Peter Hodgetts, H&S champion at the Crown Estate, which manages the UK seabed, agrees that rescue all-important during O&M. Although the work tends to be scheduled, teams are smaller and supervision is less, he says. Project owners must ensure that each person is highly trained in medical response, as you do not know who might be injured, he adds. As well as electrical issues, O&M often involves work at heights, says Michele Myers Mihelic, manager of labour, health & safety policy at the American Wind Energy Association (AWEA).
The transition from construction to the O&M stage poses its own challenges, according to Anne Marit Hansen, HSE manager for wind at energy company Statoil. "The difference is the size - you're going from XXL to XS," she says. During the peak of construction, 500 people may have been working at Statoil's 317MW Sheringham Shoal UK offshore project, whereas there may be no more than 50 during maintenance.
Retrofitting challenges
Replacing major components and decommissioning carries similar risk as the construction phase, although taking apart components offshore is not usually as smooth a process as construction because of, for example, salt corrosion, says Robin Stowell, H&S consultant at Conversulting. Equipment seized up by corrosion is more difficult to take apart for repair, decommissioning or retrofit, he says.
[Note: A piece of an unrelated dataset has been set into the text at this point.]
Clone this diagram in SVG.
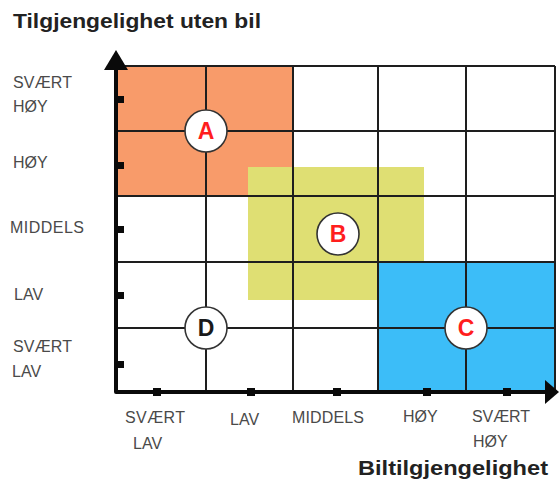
<svg xmlns="http://www.w3.org/2000/svg" width="560" height="482" viewBox="0 0 560 482">
  <style>
    .grid { stroke: #1e1e1e; stroke-width: 2; fill: none; }
    .axis { stroke: #0a0a0a; stroke-width: 4; fill: none; stroke-linejoin: round; }
    .tick { fill: #0a0a0a; }
    .lbl { font-family: "Liberation Sans", Arial, sans-serif; font-size: 16px; fill: #4a4a4a; }
    .title { font-family: "Liberation Sans", Arial, sans-serif; font-size: 21px; font-weight: bold; fill: #222222; }
    .mark { fill: #ffffff; stroke: #333333; stroke-width: 1.6; }
    .letter { font-family: "Liberation Sans", Arial, sans-serif; font-size: 23px; font-weight: bold; text-anchor: middle; }
  </style>

  <rect width="560" height="482" fill="#ffffff"/>

  <!-- shaded zones -->
  <g id="zones">
    <rect id="zone-a" x="116" y="65" width="177" height="131" fill="#F89B6A"/>
    <rect id="zone-b" x="248" y="167" width="176" height="133" fill="#DFDF73"/>
    <rect id="zone-c" x="378" y="262" width="177" height="130" fill="#3CBDF8"/>
  </g>

  <!-- grid -->
  <g id="grid" class="grid">
    <line x1="116" y1="66" x2="555" y2="66"/>
    <line x1="116" y1="131" x2="555" y2="131"/>
    <line x1="116" y1="196" x2="555" y2="196"/>
    <line x1="116" y1="262" x2="555" y2="262"/>
    <line x1="116" y1="328" x2="555" y2="328"/>
    <line x1="206" y1="66" x2="206" y2="392"/>
    <line x1="293" y1="66" x2="293" y2="392"/>
    <line x1="378" y1="66" x2="378" y2="392"/>
    <line x1="466" y1="66" x2="466" y2="392"/>
    <line x1="555" y1="66" x2="555" y2="392"/>
  </g>

  <!-- axes -->
  <g id="connectors">
    <path class="axis" d="M116 68 V392 H548"/>
    <polygon points="116,50 104,70 128,70" fill="#0a0a0a"/>
    <polygon points="559,392 545,380 545,404" fill="#0a0a0a"/>
    <g class="tick">
      <rect x="116" y="96" width="8" height="7"/>
      <rect x="116" y="162" width="8" height="7"/>
      <rect x="116" y="226" width="8" height="7"/>
      <rect x="116" y="292" width="8" height="7"/>
      <rect x="116" y="361" width="8" height="7"/>
      <rect x="153" y="388" width="8" height="8"/>
      <rect x="247" y="388" width="8" height="8"/>
      <rect x="333" y="388" width="8" height="8"/>
      <rect x="423" y="388" width="8" height="8"/>
      <rect x="503" y="388" width="8" height="8"/>
    </g>
  </g>

  <!-- markers -->
  <g id="node-a">
    <circle class="mark" cx="206" cy="131" r="21"/>
    <text class="letter" x="206" y="139" fill="#FF1E1E">A</text>
  </g>
  <g id="node-b">
    <circle class="mark" cx="338" cy="234" r="21"/>
    <text class="letter" x="338" y="242" fill="#FF1E1E">B</text>
  </g>
  <g id="node-c">
    <circle class="mark" cx="466" cy="328" r="21"/>
    <text class="letter" x="466" y="336" fill="#FF1E1E">C</text>
  </g>
  <g id="node-d">
    <circle class="mark" cx="206" cy="328" r="21"/>
    <text class="letter" x="206" y="336" fill="#1a1a1a">D</text>
  </g>

  <!-- titles -->
  <text class="title" x="13" y="28" textLength="248" lengthAdjust="spacingAndGlyphs">Tilgjengelighet uten bil</text>
  <text class="title" x="358" y="475" textLength="190" lengthAdjust="spacingAndGlyphs">Biltilgjengelighet</text>

  <!-- vertical axis labels -->
  <g id="y-labels" class="lbl">
    <text x="13" y="88" textLength="59">SVÆRT</text>
    <text x="13" y="112">HØY</text>
    <text x="13" y="168">HØY</text>
    <text x="10" y="233" textLength="74">MIDDELS</text>
    <text x="14" y="300">LAV</text>
    <text x="13" y="352" textLength="59">SVÆRT</text>
    <text x="12" y="377">LAV</text>
  </g>

  <!-- horizontal axis labels -->
  <g id="x-labels" class="lbl">
    <text x="125" y="423" textLength="60">SVÆRT</text>
    <text x="133" y="449">LAV</text>
    <text x="230" y="425">LAV</text>
    <text x="292" y="423" textLength="72">MIDDELS</text>
    <text x="403" y="422">HØY</text>
    <text x="472" y="422" textLength="58">SVÆRT</text>
    <text x="473" y="447">HØY</text>
  </g>
</svg>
"There are just different challenges during each phase," says Hodgetts. The offshore construction phase can be a two-edged sword, he says, with the more obvious dangers, but there will also be more people nearby to respond to an accident and large vessels with a small hospital and even a helipad.
Silo mentality
In the past, the offshore wind industry has been described as having a "silo mentality", seeing each lifecycle phase as separate, says Hodgett. But now the industry tends to look at a project throughout its lifecycle and collaborate more. With a focus on lifecycle, utility-owners are more inclined to appoint one head of offshore wind who oversees all phases and whose responsibilities include H&S. That also allows more learning to be passed from one phase to another, he says.
AWEA's Myers Mihelic sees each of the phases as such a "different ball game" that it is hard to compare them. But much of wind H&S is not particular to the industry - lifting during onshore construction is similar to lifting in other sorts of construction, she argues, even if the wind-farm site might be windier and the issue of public safety less pervasive than for a high-rise in a dense city.
Even so, the goal of implementing H&S procedures and awareness into all aspects of work for everyone is similar during the different phases, even if the dimension and complexity is not, says Hansen. Her advice for coping with the transition from construction to O&M is using the opportunity of having overlapping phases for training the new teams so there is no gap.
Decisions taken during one phase greatly influence other phases, stresses Chris Streatfeild, H&S director at trade body RenewableUK. Therefore designing of H&S into projects is most important, he says. The wind turbine manufacturing community is becoming more cognisant of "safety by design". He agrees that there is more collaboration between financers and developers nowadays so that costs and risks are shared. After all, such a safety by design point of view helped the UK Olympics construction projects maintain an exemplary record with few accidents and no fatalities, he says.
PHASE BY PHASE - KEY SAFETY ISSUES
- Site construction Heavy lifting presents major risks onshore as well as added complexities at offshore sites
- Operations and maintenance Working with electricity in confined spaces, work at height, unplanned maintenance in remote locations requires a rescue plan, small teams
- Retrofitting Heavy lifting issues as in construction; relatively little experience in offshore sector so far
- Overall Transition between phases risks poor communication between teams, gaps in overlapping processes and training and poor handover procedures.